Torniamo a parlare del progetto di David Gutman e Marco Mazzucchelli che avevamo tanto apprezzato con le due prime uscite, l’omonimo Ep del 2020 e The Mold Legacy del 2021, con le quali siamo venuti a contatto con il loro potente e incisivo noise/ambient.

Pubblicato tramite Mahorka Records, We are all deaf è il terzo full length per il duo italo/statunitense caratterizzato da una narrazione ansiogena e opprimente basata sulla profonda e attuale contrapposizione data dall’aspirazione umana all’esplorazione.

Le sei tracce dell’album nascono dall’interazione tra segnali emessi a basse frequenze, come la Risonanza di Schuman, che vengono modulate per creare la colonna sonora di un mondo oscuro e utopico.

Una musica impenetrabile, a tratti parecchio fisica quella dei Cernichov, come si evince dall’ascolto di Kosmodrom Bajkonur. La prima traccia è una pioggia di basse frequenze che guidano l’ascoltatore alla scoperta del proprio mondo interiore. La pulsazione viene messa in evidenza già dai primi secondi del brano con le atmosfere rarefatte segnate dalle tessiture tipiche del duo.

Prosegue il percorso sensoriale con October 1957, titolo che si rifà alla data di lancio dello Sputnik 1. Il territorio sonoro esplorato con la seconda traccia è sempre quello dell’ambient drone, ma rispetto alla precedente il suono sprigionato è molto più corposo e astratto.
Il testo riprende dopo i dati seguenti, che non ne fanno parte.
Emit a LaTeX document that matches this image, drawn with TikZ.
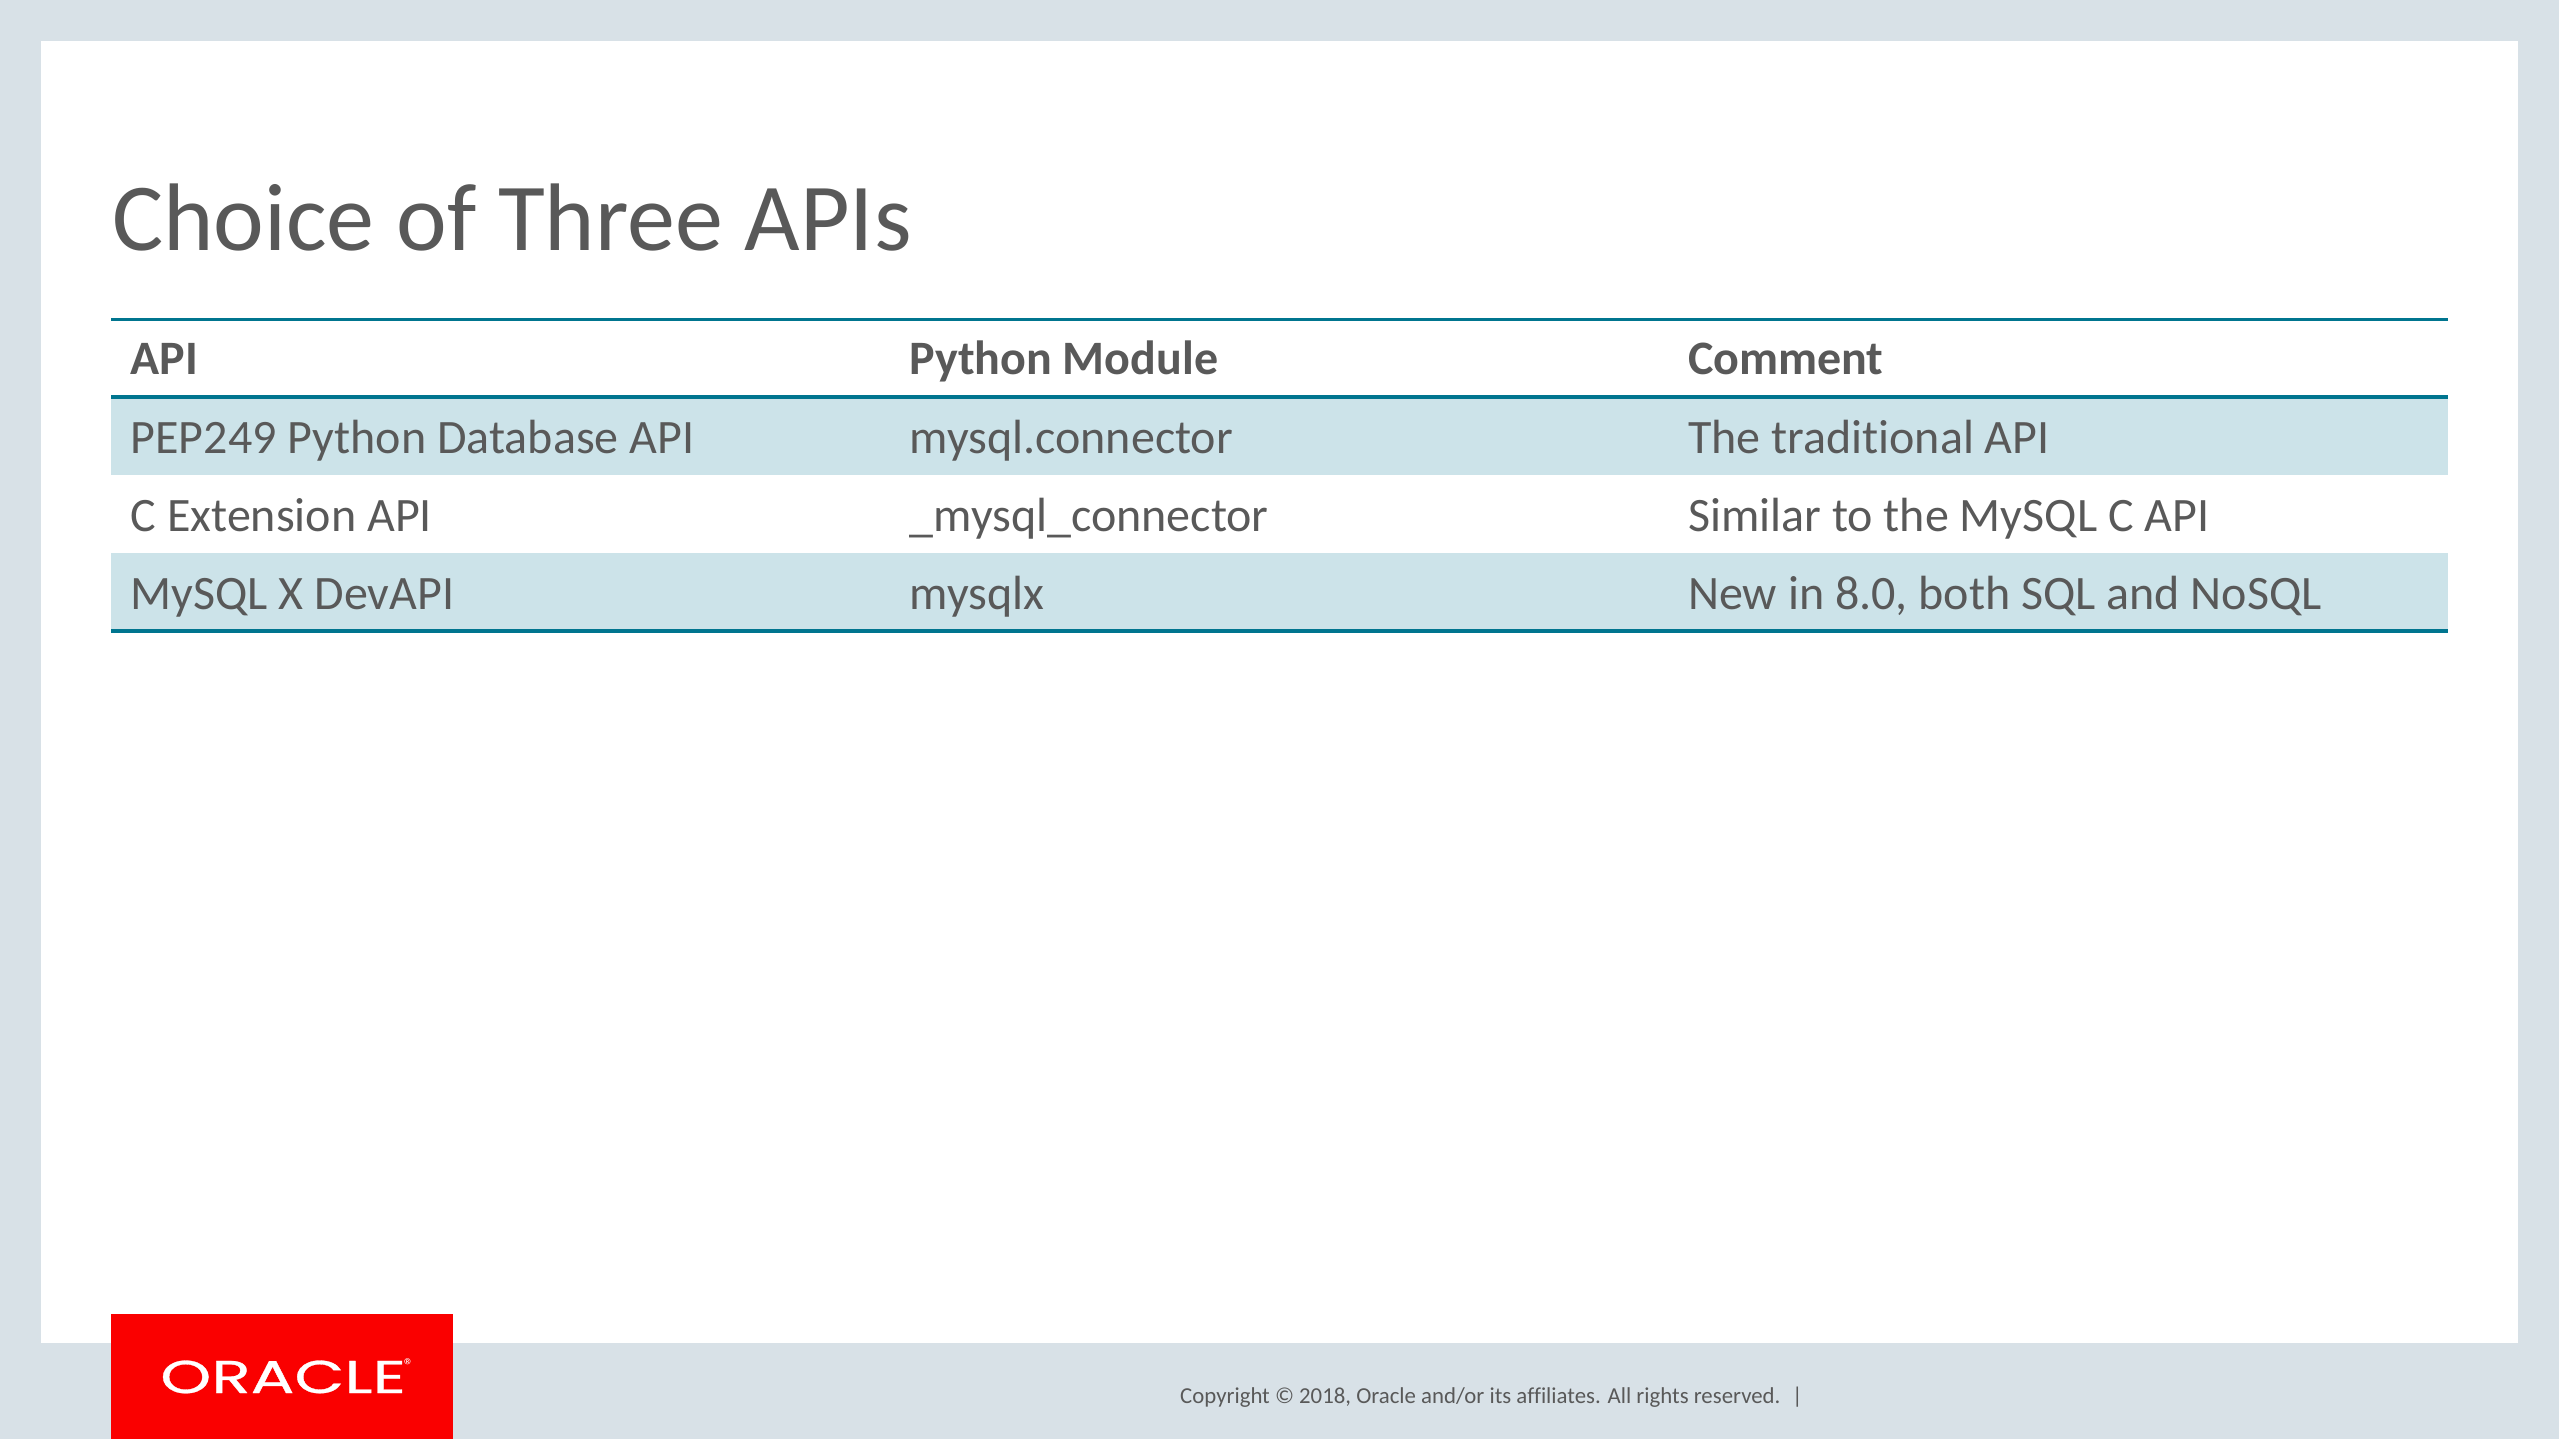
\documentclass[tikz,border=0pt]{standalone}
\usepackage{fontspec}
\setmainfont{Carlito}[Ligatures=NoCommon]
\newfontfamily\logofont[FakeBold=0.6]{Poppins}
\definecolor{slidebg}{HTML}{D8E1E7}
\definecolor{ink}{HTML}{595959}
\definecolor{rulecol}{HTML}{00758F}
\definecolor{rowfill}{HTML}{CCE3E9}
\definecolor{oraclered}{HTML}{FA0000}
\tikzset{
  cell/.style={anchor=base west,inner sep=0pt,text=ink,font=\fontsize{48}{58}\selectfont},
  headcell/.style={cell,font=\fontsize{48}{58}\selectfont\bfseries},
  titletext/.style={anchor=base west,inner sep=0pt,text=ink,font=\fontsize{96}{110}\selectfont},
  foot/.style={anchor=base west,inner sep=0pt,text=ink,font=\fontsize{22.8}{28}\selectfont},
  tablerule/.style={draw=rulecol,line width=3.5pt},
  logotext/.style={anchor=base west,inner sep=0pt,text=white,font=\logofont\fontsize{46}{50}\selectfont}
}
\begin{document}
\begin{tikzpicture}[x=1pt,y=-1pt]
\useasboundingbox (0,0) rectangle (2559,1439);
\fill[slidebg] (0,0) rectangle (2559,1439);
\fill[white] (41,41) rectangle (2518,1343);
\fill[rowfill] (111,397) rectangle (2448,475);
\fill[rowfill] (111,553) rectangle (2448,631);
\coordinate (r1a) at (111,319.5); \coordinate (r1b) at (2448,319.5);
\coordinate (r2a) at (111,397);   \coordinate (r2b) at (2448,397);
\coordinate (r3a) at (111,631);   \coordinate (r3b) at (2448,631);
\draw[tablerule] (r1a) -- (r1b);
\draw[tablerule] (r2a) -- (r2b);
\draw[tablerule] (r3a) -- (r3b);
\node[titletext] (title) at (112,251) {Choice of Three APIs};
\node[headcell] (h1) at (130.5,374) {API};
\node[headcell] (h2) at (909,374) {Python Module};
\node[headcell] (h3) at (1688,374) {Comment};
\node[cell] (a1) at (130.5,453) {PEP249 Python Database API};
\node[cell] (b1) at (909.5,453) {mysql.connector};
\node[cell] (c1) at (1688,453) {The traditional API};
\node[cell] (a2) at (130.5,531) {C Extension API};
\node[cell] (b2) at (909.5,531) {\_mysql\_connector};
\node[cell] (c2) at (1688,531) {Similar to the MySQL C API};
\node[cell] (a3) at (130.5,609) {MySQL X DevAPI};
\node[cell] (b3) at (909.5,609) {mysqlx};
\node[cell] (c3) at (1688,609) {New in 8.0, both SQL and NoSQL};
\fill[oraclered] (111,1314) rectangle (453,1439);
\node[logotext,xscale=1.41] (logo) at (160,1393) {ORACLE};
\node[anchor=center,inner sep=0pt,text=white,font=\fontsize{20}{22}\selectfont] (reg) at (409,1366) {®};
\node[foot] (copy) at (1180,1403) {Copyright © 2018, Oracle and/or its affiliates. All rights reserved.};
\node[foot] (bar) at (1792,1403) {|};
\end{tikzpicture}
\end{document}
Tutto fluisce lentamente tra ronzii, riverberi e increspature lasciando che il suono assumi una forma più estatica e contemplativa.

In The lament of Gaia (nella mitologia greca, Gaia è la personificazione della Terra) i Cernichov tornano a sfoggiare tutta la loro vena noise: mentre la coltre di frequenze e pulsazioni inizia a penetrare progressivamente il cervello, l’eco dei battiti s’insinua tra crepe microtonali creando un effetto ipnotico.

Nonostante We are all deaf non ci racconti nulla di nuovo sui Cernichov, è un album che funziona, in cui la sofferenza e il dolore di un mondo allo sbaraglio assume un notevole peso specifico tanto da diventare essi stessi il suono del disco.